Chelsea boss Jose Mourinho said that mounting a title pursuit with an elite club is more challenging than life competing as underdogs with a smaller team as his Blues prepare for the visit to of newly promoted (to the English Premier League) Queens Park Rangers to his current league-leading Chelsea side.
At Chelsea and Internazionale in the years since he has been charged with ending lengthy waits for significant silverware, while at Real Madrid he confronted a Barcelona team arguably in their pomp.
“Every club I went to was a big club, but not the best [at the time],” he said.
“Not the one with most resources. Not the one in the best conditions to win. Big clubs with big expectations, yes, but not in that particular moment in the best conditions to win. Even at Inter: 50 years without winning a Champions League, and that was what we had to change. Not win the scudetto. We were there to win the Champions’ League.”
“All big teams, big expectations, but not the best situations, so big challenges. In a certain way more challenging than working in a small team. When I did work in a small team, I was third in January and, because of that, I went to a big club. I enjoyed that [challenge] very much.”
“Leiria had told me to play young players but stay in the top flight. In Portugal at that time you could stay in the division with less than 40 points, but in January we were already on 41 or 43, third in the league, playing every game in a very cool way because our objectives had been reached very early. After that, it was fantastic experience.”
“I would go back [to a small club] if I didn’t have a big one. I don’t think anyone likes to change from big to smaller, and from big expectations and projects to small ones.”
“For me the situation is clear: I want to work 15 or 20 more years. If, during this time, I do well enough to stay in a top level club, I will. If I don’t do well enough, and my market changes and I only have smaller clubs waiting for me, I will. Because I repeat, I want to work if I’m physically and mentally strong enough – which I expect to be – for another 15 to 20 years. And, when you reach the top, you want to stay at the top. That’s normal.”
QPR boss Harry Redknapp believes Mourinho “could end up as the greatest manager of all time”, but suggested than even the Portuguese manager might find it difficult to make an impact at a club struggling at the other end of the division.
“Every year I look at the manager of the year awards,” said Redknapp.
“When I see the people who win it at the big clubs I think it should be given to a Tony Pulis or a Steve Bruce. It’s too easy to vote for one of the teams that have got everything.”
“It wouldn’t be easy [for Mourinho]. He is not going to walk into a team in the bottom four or five at the moment and turn them into a top six team. That’s not going to happen as clever as he might be – and he is very clever. They’re in a position where they can go and get the best players.”
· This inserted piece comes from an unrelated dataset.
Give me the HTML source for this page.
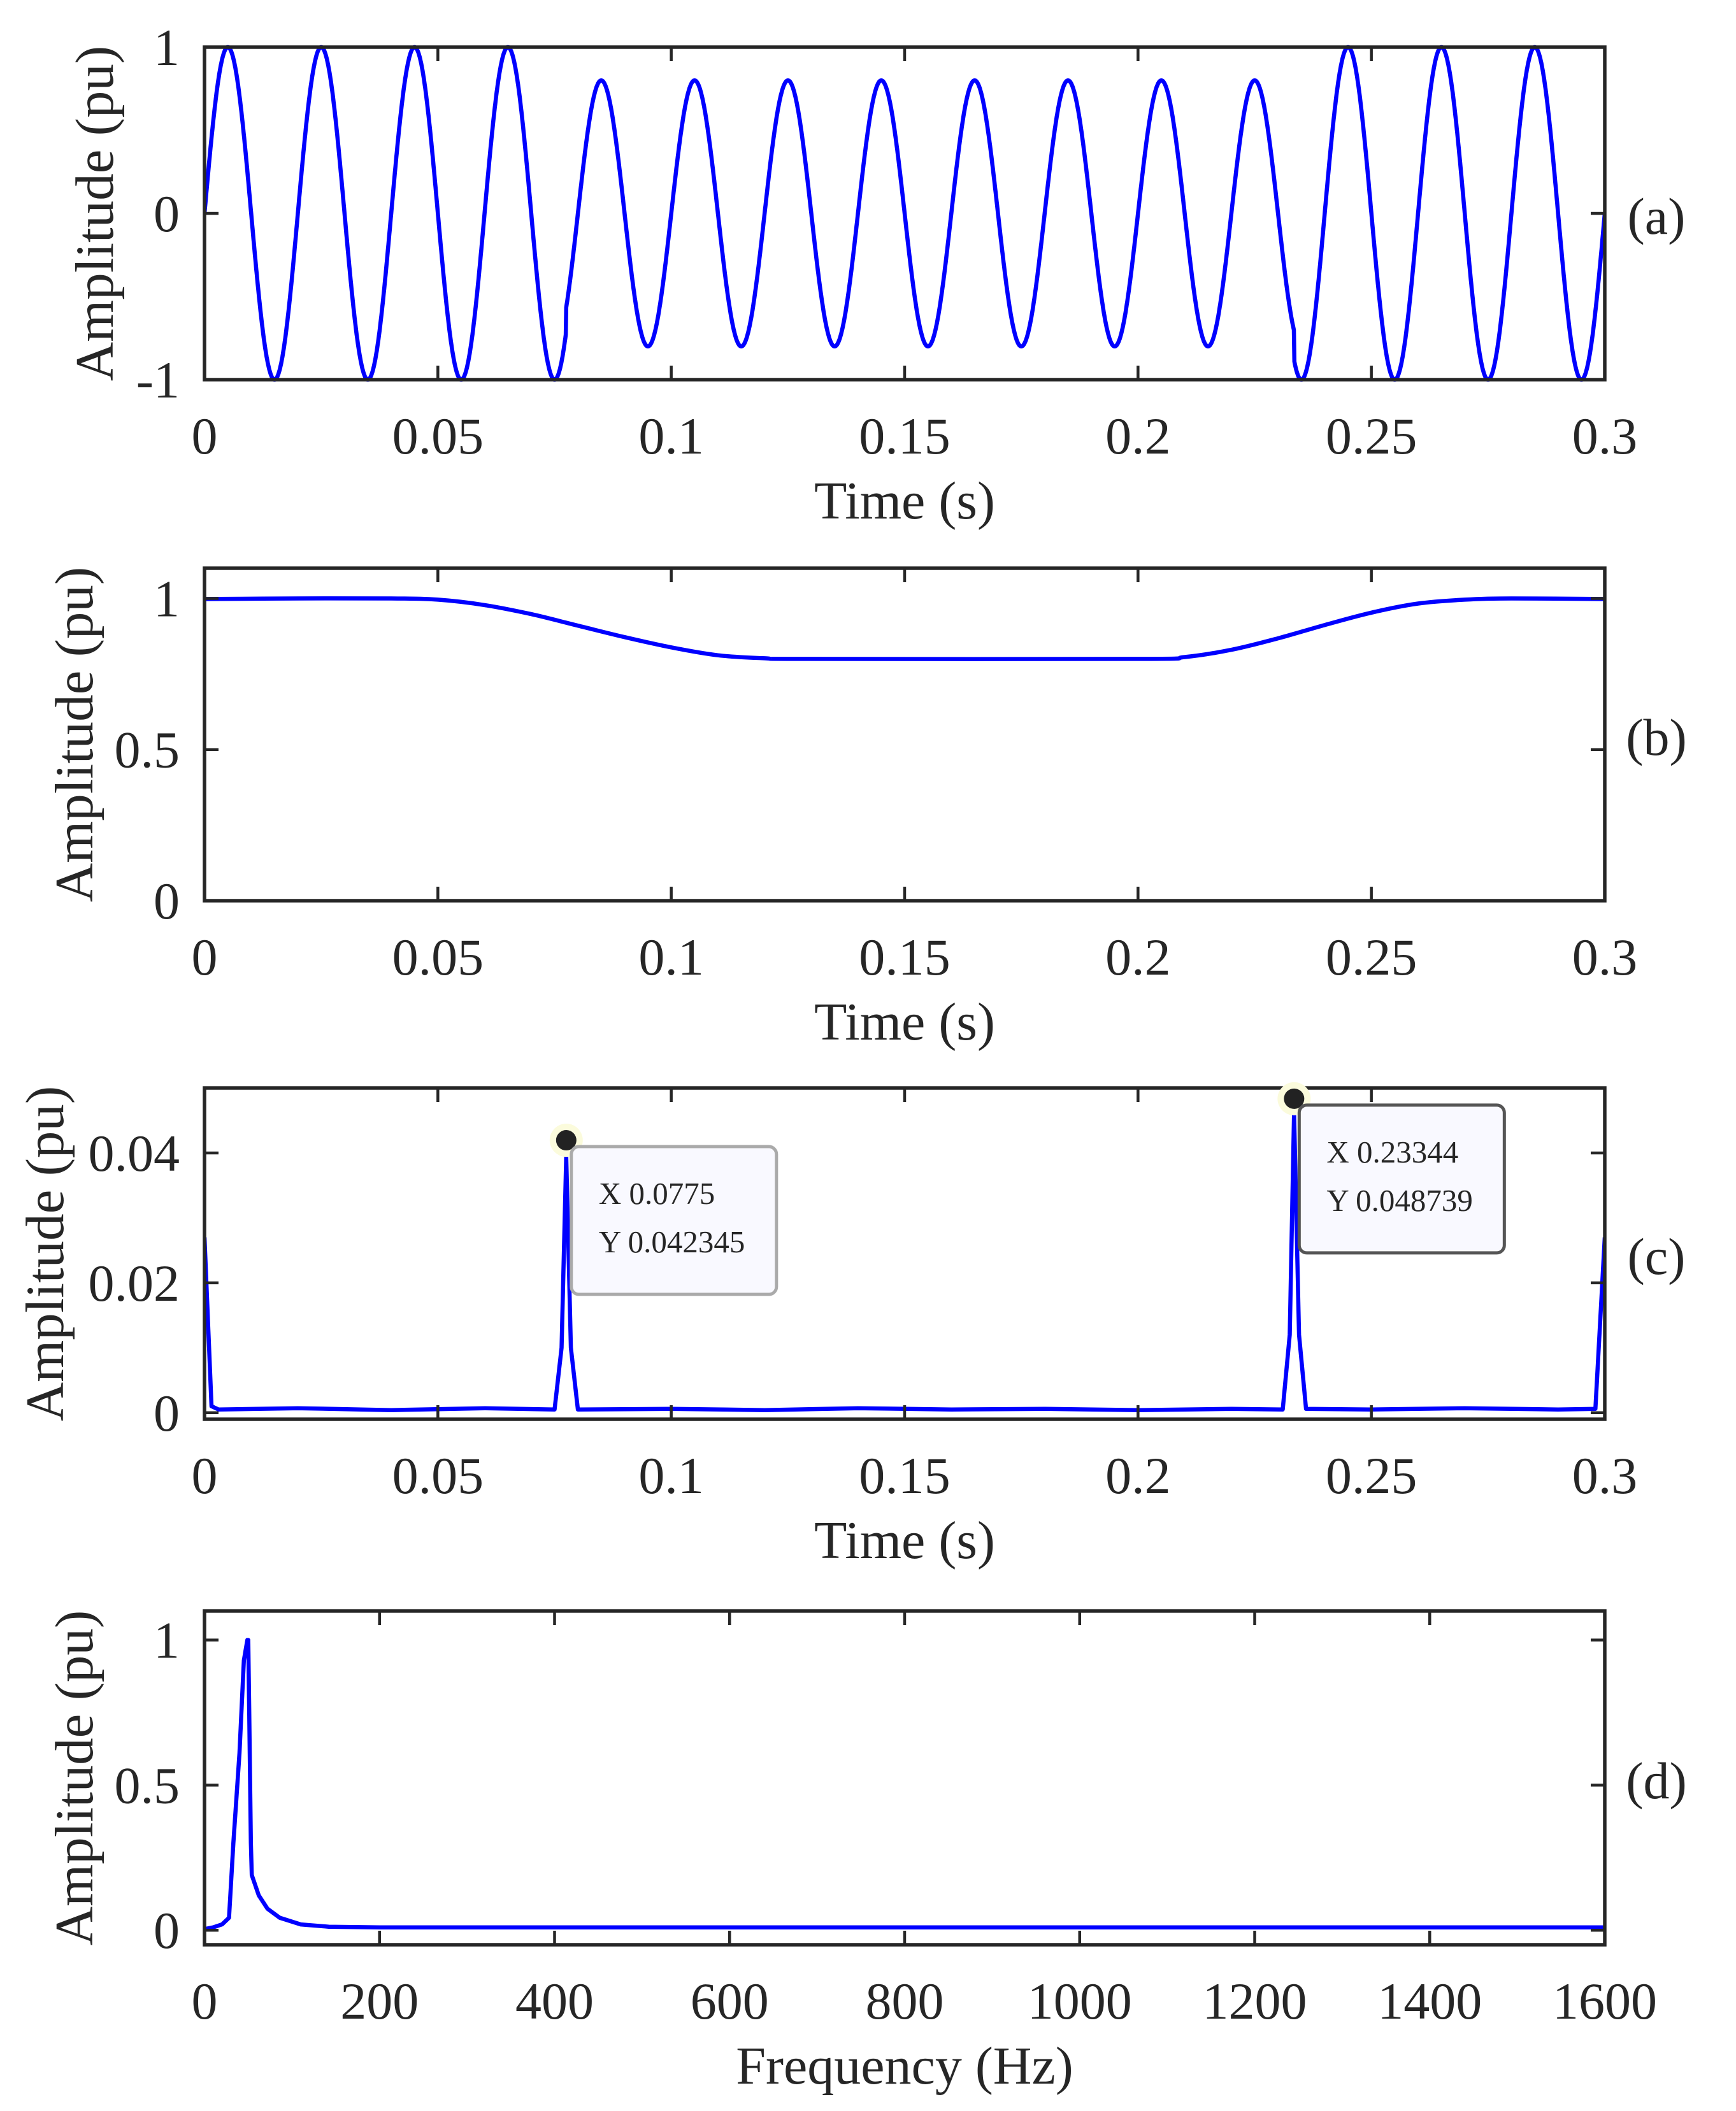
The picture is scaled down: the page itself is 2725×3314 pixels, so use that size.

Redknapp thinks Mourinho could create a dynasty at Stamford Bridge in the style former Manchester United boss Sir Alex Ferguson did at Old Trafford if he decides to stay beyond his usual pattern of two-to-three seasons per club before moving on.
“I think he can do what Fergie did at Manchester United,” Redknapp insisted.
“His record could be up there with the very best in the world.”
Mourinho added: “Every job is difficult.”
“Every job has some expectations. When you are at a small club wanting to stay in a division, it’s a hard job. When you are in mid-table and the ambition is to finish top six and in a European position, it’s difficult too. Every job has specific difficulties, but I don’t think being a football manager is an easy job for anyone.”